> **Given data**:
######
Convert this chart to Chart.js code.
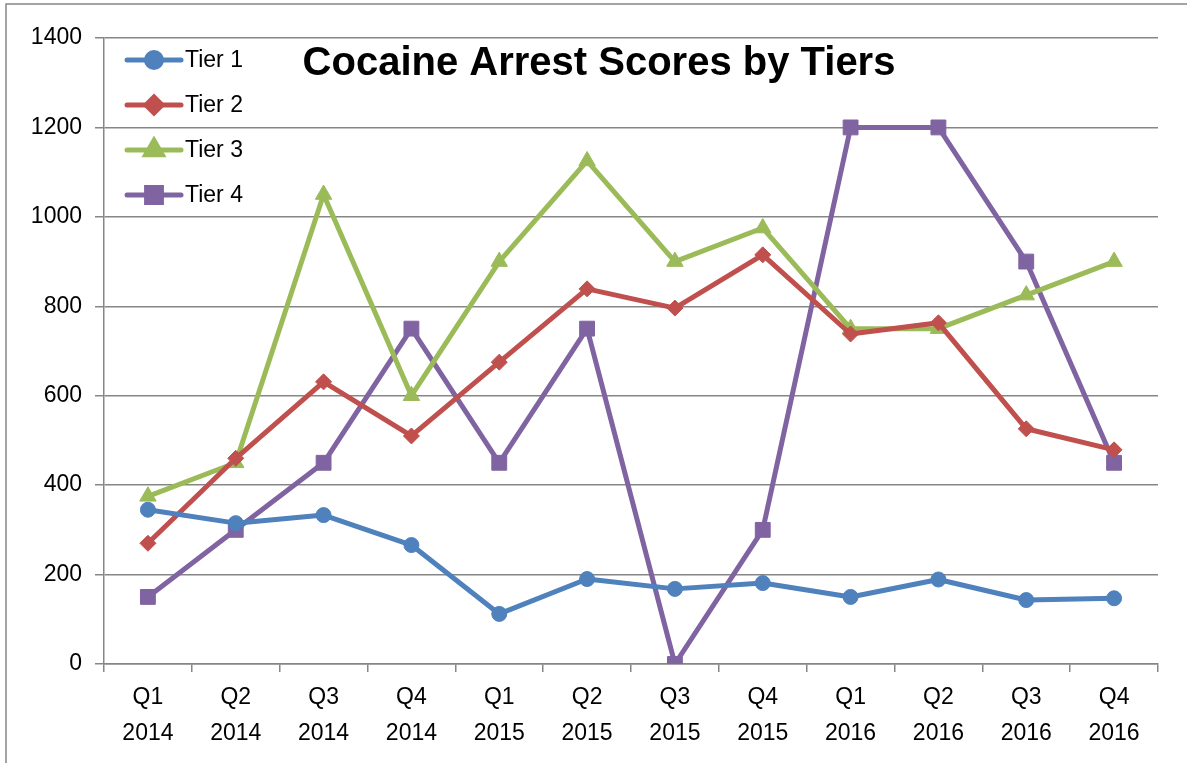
<!DOCTYPE html>
<html>
<head>
<meta charset="utf-8">
<script src="https://cdn.jsdelivr.net/npm/chart.js@4.4.1/dist/chart.umd.min.js"></script>
<style>
  html, body { margin: 0; padding: 0; background: #fff; }
  canvas { display: block; }
</style>
</head>
<body>
<canvas id="lineChart" width="1187" height="763"></canvas>
<script>
const quarterLabels = [
    ['Q1', '2014'], ['Q2', '2014'], ['Q3', '2014'], ['Q4', '2014'],
    ['Q1', '2015'], ['Q2', '2015'], ['Q3', '2015'], ['Q4', '2015'],
    ['Q1', '2016'], ['Q2', '2016'], ['Q3', '2016'], ['Q4', '2016']
];
const tier1 = [345, 315, 333, 266, 112, 190, 168, 181, 150, 189, 143, 147];
const tier2 = [270, 460, 631, 510, 675, 839, 796, 915, 738, 763, 526, 479];
const tier3 = [375, 450, 1050, 600, 900, 1125, 900, 975, 750, 750, 825, 900];
const tier4 = [150, 300, 450, 750, 450, 750, 0, 300, 1200, 1200, 900, 450];
const seriesNames = ['Tier 1', 'Tier 2', 'Tier 3', 'Tier 4'];
const chartTitle = 'Cocaine Arrest Scores by Tiers';

const FONT = '"Liberation Sans", Arial, sans-serif';
const GRID = '#868686';

function series(label, data, color, pointStyle, radius) {
    return {
        label: label,
        data: data,
        borderColor: color,
        backgroundColor: color,
        borderWidth: 5,
        borderJoinStyle: 'round',
        borderCapStyle: 'round',
        pointStyle: pointStyle,
        pointRadius: radius,
        pointHoverRadius: radius,
        pointBorderWidth: 1,
        tension: 0
    };
}

// frame round the whole chart (only left and top edges are visible)
const framePlugin = {
    id: 'frame',
    beforeDraw(chart) {
        const ctx = chart.ctx;
        ctx.save();
        ctx.strokeStyle = GRID;
        ctx.lineWidth = 1.5;
        ctx.beginPath();
        ctx.moveTo(6, chart.height);
        ctx.lineTo(6, 4);
        ctx.lineTo(chart.width, 4);
        ctx.stroke();
        ctx.restore();
    }
};

// title and legend sit inside the plot area
const insidePlugin = {
    id: 'inside',
    afterDatasetsDraw(chart) {
        const ctx = chart.ctx;
        const area = chart.chartArea;
        ctx.save();
        ctx.fillStyle = '#000';
        ctx.font = 'bold 40px ' + FONT;
        ctx.textAlign = 'center';
        ctx.textBaseline = 'middle';
        ctx.fillText(chartTitle, 599, 64);

        ctx.font = '23px ' + FONT;
        ctx.textAlign = 'left';
        chart.data.datasets.forEach((ds, i) => {
            const y = area.top + 22 + i * 45;
            ctx.strokeStyle = ds.borderColor;
            ctx.lineWidth = 5;
            ctx.lineCap = 'round';
            ctx.beginPath();
            ctx.moveTo(127, y);
            ctx.lineTo(181, y);
            ctx.stroke();
            ctx.fillStyle = ds.backgroundColor;
            Chart.helpers.drawPoint(ctx, {
                pointStyle: ds.pointStyle,
                radius: ds.pointRadius,
                borderWidth: 1,
                rotation: 0
            }, 154, y);
            ctx.fill();
            ctx.fillStyle = '#000';
            ctx.fillText(ds.label, 185, y + 1);
        });
        ctx.restore();
    }
};

new Chart(document.getElementById('lineChart'), {
    type: 'line',
    data: {
        labels: quarterLabels,
        datasets: [
            series(seriesNames[0], tier1, '#4F81BD', 'circle', 7.5),
            series(seriesNames[1], tier2, '#C0504D', 'rectRot', 8),
            series(seriesNames[2], tier3, '#9BBB59', 'triangle', 9.5),
            series(seriesNames[3], tier4, '#8064A2', 'rect', 10.5)
        ]
    },
    options: {
        responsive: false,
        animation: false,
        devicePixelRatio: 1,
        layout: {
            padding: { top: 38, right: 29, bottom: 0, left: 0 }
        },
        plugins: {
            legend: { display: false },
            title: { display: false },
            tooltip: { enabled: false }
        },
        scales: {
            x: {
                offset: true,
                afterFit(scale) { scale.height = 99; },
                grid: {
                    offset: true,
                    drawOnChartArea: false,
                    drawTicks: true,
                    tickLength: 8,
                    color: GRID,
                    lineWidth: 1.5
                },
                border: { color: GRID, width: 1.5 },
                ticks: {
                    color: '#000',
                    padding: 8,
                    maxRotation: 0,
                    autoSkip: false,
                    font: { family: FONT, size: 23, lineHeight: 1.55 }
                }
            },
            y: {
                min: 0,
                max: 1400,
                afterFit(scale) { scale.width = 104; },
                grid: {
                    color: GRID,
                    lineWidth: 1.5,
                    tickLength: 9
                },
                border: { color: GRID, width: 1.5 },
                ticks: {
                    stepSize: 200,
                    color: '#000',
                    padding: 13,
                    font: { family: FONT, size: 23 },
                    callback: (value) => String(value)
                }
            }
        }
    },
    plugins: [framePlugin, insidePlugin]
});
</script>
</body>
</html>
######
> **What you have to do**: Repeat all of the data above word for word, minus the pictures.

> **Task output**:
Convert this chart to Chart.js code.
<!DOCTYPE html>
<html>
<head>
<meta charset="utf-8">
<script src="https://cdn.jsdelivr.net/npm/chart.js@4.4.1/dist/chart.umd.min.js"></script>
<style>
  html, body { margin: 0; padding: 0; background: #fff; }
  canvas { display: block; }
</style>
</head>
<body>
<canvas id="lineChart" width="1187" height="763"></canvas>
<script>
const quarterLabels = [
    ['Q1', '2014'], ['Q2', '2014'], ['Q3', '2014'], ['Q4', '2014'],
    ['Q1', '2015'], ['Q2', '2015'], ['Q3', '2015'], ['Q4', '2015'],
    ['Q1', '2016'], ['Q2', '2016'], ['Q3', '2016'], ['Q4', '2016']
];
const tier1 = [345, 315, 333, 266, 112, 190, 168, 181, 150, 189, 143, 147];
const tier2 = [270, 460, 631, 510, 675, 839, 796, 915, 738, 763, 526, 479];
const tier3 = [375, 450, 1050, 600, 900, 1125, 900, 975, 750, 750, 825, 900];
const tier4 = [150, 300, 450, 750, 450, 750, 0, 300, 1200, 1200, 900, 450];
const seriesNames = ['Tier 1', 'Tier 2', 'Tier 3', 'Tier 4'];
const chartTitle = 'Cocaine Arrest Scores by Tiers';

const FONT = '"Liberation Sans", Arial, sans-serif';
const GRID = '#868686';

function series(label, data, color, pointStyle, radius) {
    return {
        label: label,
        data: data,
        borderColor: color,
        backgroundColor: color,
        borderWidth: 5,
        borderJoinStyle: 'round',
        borderCapStyle: 'round',
        pointStyle: pointStyle,
        pointRadius: radius,
        pointHoverRadius: radius,
        pointBorderWidth: 1,
        tension: 0
    };
}

// frame round the whole chart (only left and top edges are visible)
const framePlugin = {
    id: 'frame',
    beforeDraw(chart) {
        const ctx = chart.ctx;
        ctx.save();
        ctx.strokeStyle = GRID;
        ctx.lineWidth = 1.5;
        ctx.beginPath();
        ctx.moveTo(6, chart.height);
        ctx.lineTo(6, 4);
        ctx.lineTo(chart.width, 4);
        ctx.stroke();
        ctx.restore();
    }
};

// title and legend sit inside the plot area
const insidePlugin = {
    id: 'inside',
    afterDatasetsDraw(chart) {
        const ctx = chart.ctx;
        const area = chart.chartArea;
        ctx.save();
        ctx.fillStyle = '#000';
        ctx.font = 'bold 40px ' + FONT;
        ctx.textAlign = 'center';
        ctx.textBaseline = 'middle';
        ctx.fillText(chartTitle, 599, 64);

        ctx.font = '23px ' + FONT;
        ctx.textAlign = 'left';
        chart.data.datasets.forEach((ds, i) => {
            const y = area.top + 22 + i * 45;
            ctx.strokeStyle = ds.borderColor;
            ctx.lineWidth = 5;
            ctx.lineCap = 'round';
            ctx.beginPath();
            ctx.moveTo(127, y);
            ctx.lineTo(181, y);
            ctx.stroke();
            ctx.fillStyle = ds.backgroundColor;
            Chart.helpers.drawPoint(ctx, {
                pointStyle: ds.pointStyle,
                radius: ds.pointRadius,
                borderWidth: 1,
                rotation: 0
            }, 154, y);
            ctx.fill();
            ctx.fillStyle = '#000';
            ctx.fillText(ds.label, 185, y + 1);
        });
        ctx.restore();
    }
};

new Chart(document.getElementById('lineChart'), {
    type: 'line',
    data: {
        labels: quarterLabels,
        datasets: [
            series(seriesNames[0], tier1, '#4F81BD', 'circle', 7.5),
            series(seriesNames[1], tier2, '#C0504D', 'rectRot', 8),
            series(seriesNames[2], tier3, '#9BBB59', 'triangle', 9.5),
            series(seriesNames[3], tier4, '#8064A2', 'rect', 10.5)
        ]
    },
    options: {
        responsive: false,
        animation: false,
        devicePixelRatio: 1,
        layout: {
            padding: { top: 38, right: 29, bottom: 0, left: 0 }
        },
        plugins: {
            legend: { display: false },
            title: { display: false },
            tooltip: { enabled: false }
        },
        scales: {
            x: {
                offset: true,
                afterFit(scale) { scale.height = 99; },
                grid: {
                    offset: true,
                    drawOnChartArea: false,
                    drawTicks: true,
                    tickLength: 8,
                    color: GRID,
                    lineWidth: 1.5
                },
                border: { color: GRID, width: 1.5 },
                ticks: {
                    color: '#000',
                    padding: 8,
                    maxRotation: 0,
                    autoSkip: false,
                    font: { family: FONT, size: 23, lineHeight: 1.55 }
                }
            },
            y: {
                min: 0,
                max: 1400,
                afterFit(scale) { scale.width = 104; },
                grid: {
                    color: GRID,
                    lineWidth: 1.5,
                    tickLength: 9
                },
                border: { color: GRID, width: 1.5 },
                ticks: {
                    stepSize: 200,
                    color: '#000',
                    padding: 13,
                    font: { family: FONT, size: 23 },
                    callback: (value) => String(value)
                }
            }
        }
    },
    plugins: [framePlugin, insidePlugin]
});
</script>
</body>
</html>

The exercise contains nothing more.